Compared with broader djent, thall is darker, more dissonant, and more stop‑start, favoring unsettling chord shapes, modal ambiguity, and heavy use of negative space to make each impact feel colossal.
Thall emerged in the early 2010s within Sweden’s modern progressive metal scene. The term was popularized around the music and community surrounding Vildhjarta, whose debut album crystallized the style’s blueprint: ultra‑low, percussive riffing; polymetric grooves; and ominous ambience. Fans adopted “thall” as an onomatopoeic tag for that distinct, punchy chug.
Initially a tongue‑in‑cheek in‑group term on forums and social media, “thall” quickly became shorthand for a specific compositional ethos—maximal groove with maximal negative space. Producers and guitarists gravitated toward extended‑range instruments, meticulous editing, and cinematic sound design, codifying thall beyond a meme into a recognizable microgenre under the broader djent/prog umbrella.
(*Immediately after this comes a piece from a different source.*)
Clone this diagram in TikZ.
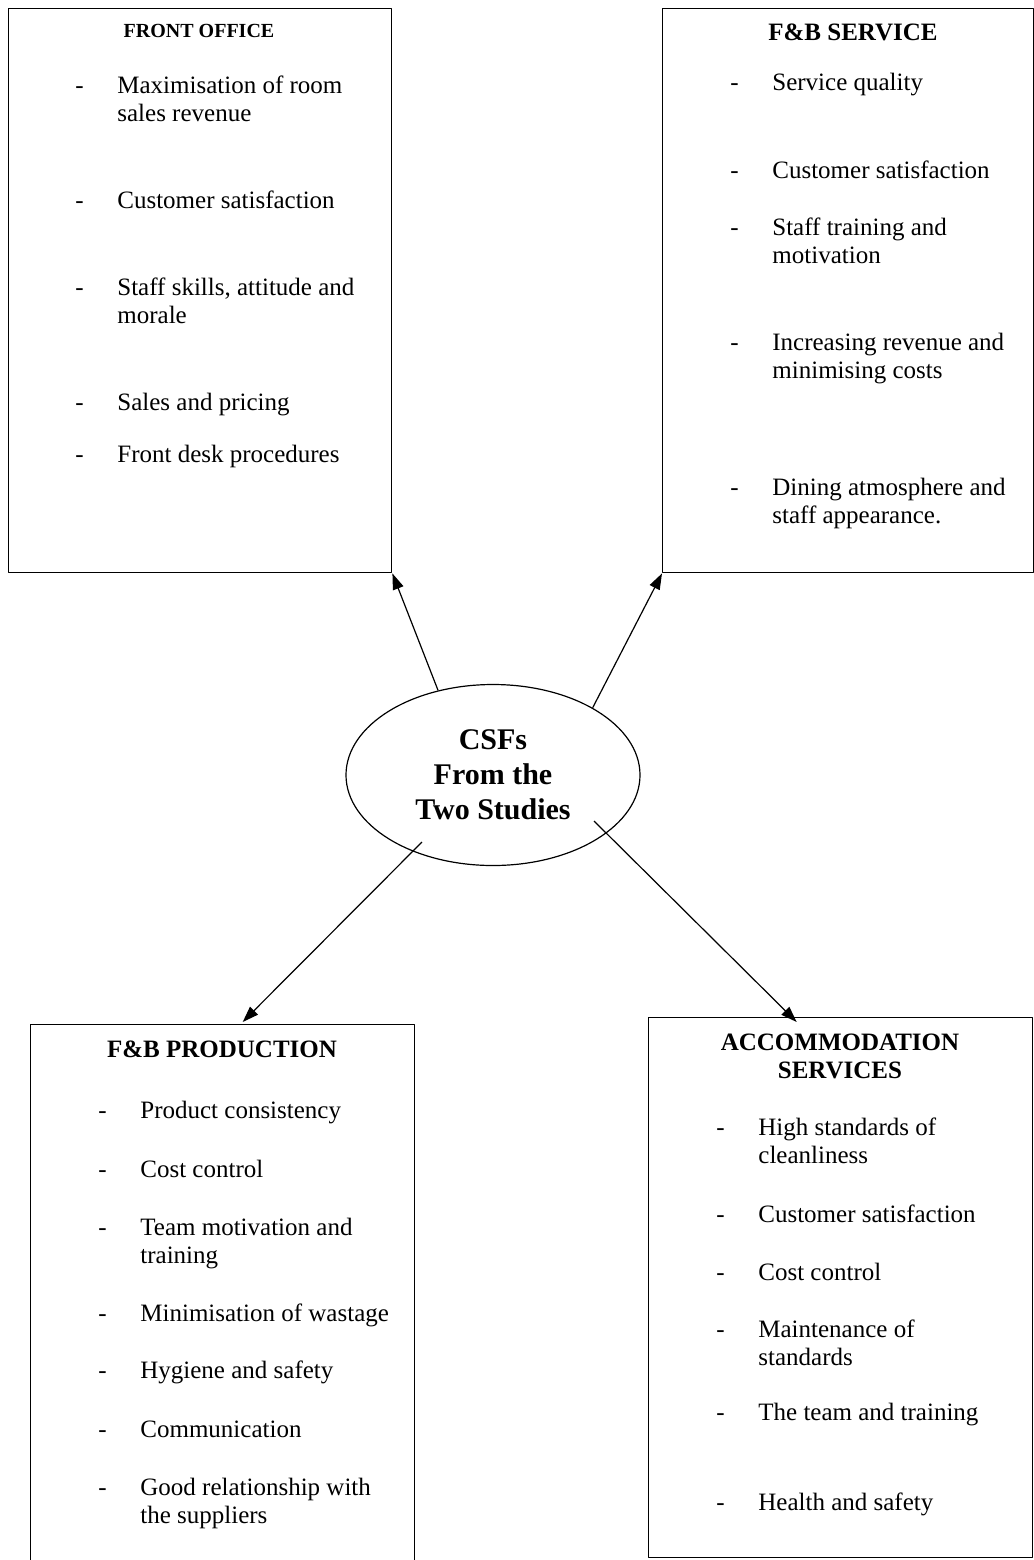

Swedish and UK acts helped propagate the sound, merging djent’s Meshuggah‑derived polyrhythms with darker harmony, downtempo pacing, and atmospheric interludes. Parallel scenes—mathcore, post‑metal, and downtempo deathcore—absorbed thall’s impact‑focused riff construction and sound‑design sensibilities, leading to cross‑pollination across heavy subgenres.
Today, thall denotes both a stylistic tag and a toolbox: cutting, syncopated low‑string motifs; dissonant voicings; sudden silences; and cinematic production. While still niche, its vocabulary is widely referenced in modern progressive metal, metalcore, and downtempo deathcore.